> [GOAL]
Give back the full listing verbatim, apart from its images.

> [COLLECTED DATA]

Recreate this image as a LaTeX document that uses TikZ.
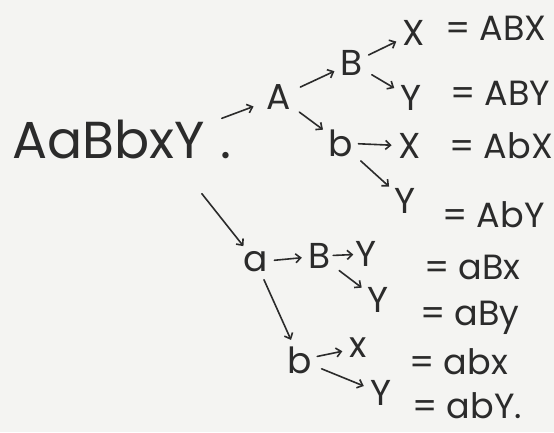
\documentclass[tikz,border=0pt]{standalone}
\usepackage{fontspec}
\setmainfont{Poppins}
\usetikzlibrary{arrows.meta}
\definecolor{ink}{HTML}{2B2B2B}
\definecolor{paper}{HTML}{F4F4F2}
\begin{document}
\begin{tikzpicture}[x=1pt,y=-1pt,
  lbl/.style={inner sep=0pt, text=ink, font=\fontsize{36}{40}\selectfont},
  res/.style={inner sep=0pt, text=ink, anchor=west, font=\fontsize{35}{40}\selectfont},
  arr/.style={draw=ink, line width=1.6pt, line cap=round, -{Straight Barb[length=5pt,width=9pt]}, shorten <=10pt, shorten >=7pt}]
\fill[paper] (0,0) rectangle (554,432);
\useasboundingbox (0,0) rectangle (554,432);
% root
\node[lbl, anchor=base west, font=\fontsize{52}{56}\selectfont] (root) at (12,158) {AaBbxY\hspace{16pt}.};
% upper branch
\node[lbl] (A1) at (279,97) {A};
\node[lbl] (B1) at (352,63) {B};
\node[lbl] (X1) at (414,33) {X};
\node[res] (r1) at (445,28) {= ABX};
\node[lbl] (Y2) at (411,98) {Y};
\node[res] (r2) at (450,93) {= ABY};
\node[lbl] (b3) at (341,143) {b};
\node[lbl] (X3) at (410,146) {X};
\node[res] (r3) at (449,146) {= AbX};
\node[lbl] (Y4) at (405,201) {Y};
\node[res] (r4) at (442,215) {= AbY};
% lower branch
\node[lbl] (a5) at (256,262) {a};
\node[lbl] (B5) at (320,256) {B};
\node[lbl] (Y5) at (366,254) {Y};
\node[res] (r5) at (424,267) {= aBx};
\node[lbl] (Y6) at (378,300) {Y};
\node[res] (r6) at (420,318) {= aBy};
\node[lbl] (b7) at (300,360) {b};
\node[lbl] (x7) at (358,348) {x};
\node[res] (r7) at (409,362) {= abx};
\node[lbl] (Y8) at (381,393) {Y};
\node[res] (r8) at (412,406) {= abY.};
% connectors
\draw[arr, shorten <=0pt, shorten >=14pt] ([shift={(-10,-1)}]root.north east) -- (A1);
\draw[arr] (A1) -- (B1);
\draw[arr, shorten <=6pt] (B1) -- (X1);
\draw[arr] (B1) -- (Y2);
\draw[arr] (A1) -- (b3);
\draw[arr, shorten <=5pt] (b3) -- (X3);
\draw[arr] (b3) -- (Y4);
\draw[arr, shorten <=0pt] ([shift={(-30,35)}]root.south east) -- (a5);
\draw[arr, shorten <=6pt] (a5) -- (B5);
\draw[arr, shorten <=2pt, shorten >=2pt] (B5) -- (Y5);
\draw[arr] (B5) -- (Y6);
\draw[arr, shorten <=8pt] (a5) -- (b7);
\draw[arr, shorten <=5pt] (b7) -- (x7);
\draw[arr] (b7) -- (Y8);
\end{tikzpicture}
\end{document}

> [WRITTEN ANSWER]
Recreate this image as a LaTeX document that uses TikZ.
\documentclass[tikz,border=0pt]{standalone}
\usepackage{fontspec}
\setmainfont{Poppins}
\usetikzlibrary{arrows.meta}
\definecolor{ink}{HTML}{2B2B2B}
\definecolor{paper}{HTML}{F4F4F2}
\begin{document}
\begin{tikzpicture}[x=1pt,y=-1pt,
  lbl/.style={inner sep=0pt, text=ink, font=\fontsize{36}{40}\selectfont},
  res/.style={inner sep=0pt, text=ink, anchor=west, font=\fontsize{35}{40}\selectfont},
  arr/.style={draw=ink, line width=1.6pt, line cap=round, -{Straight Barb[length=5pt,width=9pt]}, shorten <=10pt, shorten >=7pt}]
\fill[paper] (0,0) rectangle (554,432);
\useasboundingbox (0,0) rectangle (554,432);
% root
\node[lbl, anchor=base west, font=\fontsize{52}{56}\selectfont] (root) at (12,158) {AaBbxY\hspace{16pt}.};
% upper branch
\node[lbl] (A1) at (279,97) {A};
\node[lbl] (B1) at (352,63) {B};
\node[lbl] (X1) at (414,33) {X};
\node[res] (r1) at (445,28) {= ABX};
\node[lbl] (Y2) at (411,98) {Y};
\node[res] (r2) at (450,93) {= ABY};
\node[lbl] (b3) at (341,143) {b};
\node[lbl] (X3) at (410,146) {X};
\node[res] (r3) at (449,146) {= AbX};
\node[lbl] (Y4) at (405,201) {Y};
\node[res] (r4) at (442,215) {= AbY};
% lower branch
\node[lbl] (a5) at (256,262) {a};
\node[lbl] (B5) at (320,256) {B};
\node[lbl] (Y5) at (366,254) {Y};
\node[res] (r5) at (424,267) {= aBx};
\node[lbl] (Y6) at (378,300) {Y};
\node[res] (r6) at (420,318) {= aBy};
\node[lbl] (b7) at (300,360) {b};
\node[lbl] (x7) at (358,348) {x};
\node[res] (r7) at (409,362) {= abx};
\node[lbl] (Y8) at (381,393) {Y};
\node[res] (r8) at (412,406) {= abY.};
% connectors
\draw[arr, shorten <=0pt, shorten >=14pt] ([shift={(-10,-1)}]root.north east) -- (A1);
\draw[arr] (A1) -- (B1);
\draw[arr, shorten <=6pt] (B1) -- (X1);
\draw[arr] (B1) -- (Y2);
\draw[arr] (A1) -- (b3);
\draw[arr, shorten <=5pt] (b3) -- (X3);
\draw[arr] (b3) -- (Y4);
\draw[arr, shorten <=0pt] ([shift={(-30,35)}]root.south east) -- (a5);
\draw[arr, shorten <=6pt] (a5) -- (B5);
\draw[arr, shorten <=2pt, shorten >=2pt] (B5) -- (Y5);
\draw[arr] (B5) -- (Y6);
\draw[arr, shorten <=8pt] (a5) -- (b7);
\draw[arr, shorten <=5pt] (b7) -- (x7);
\draw[arr] (b7) -- (Y8);
\end{tikzpicture}
\end{document}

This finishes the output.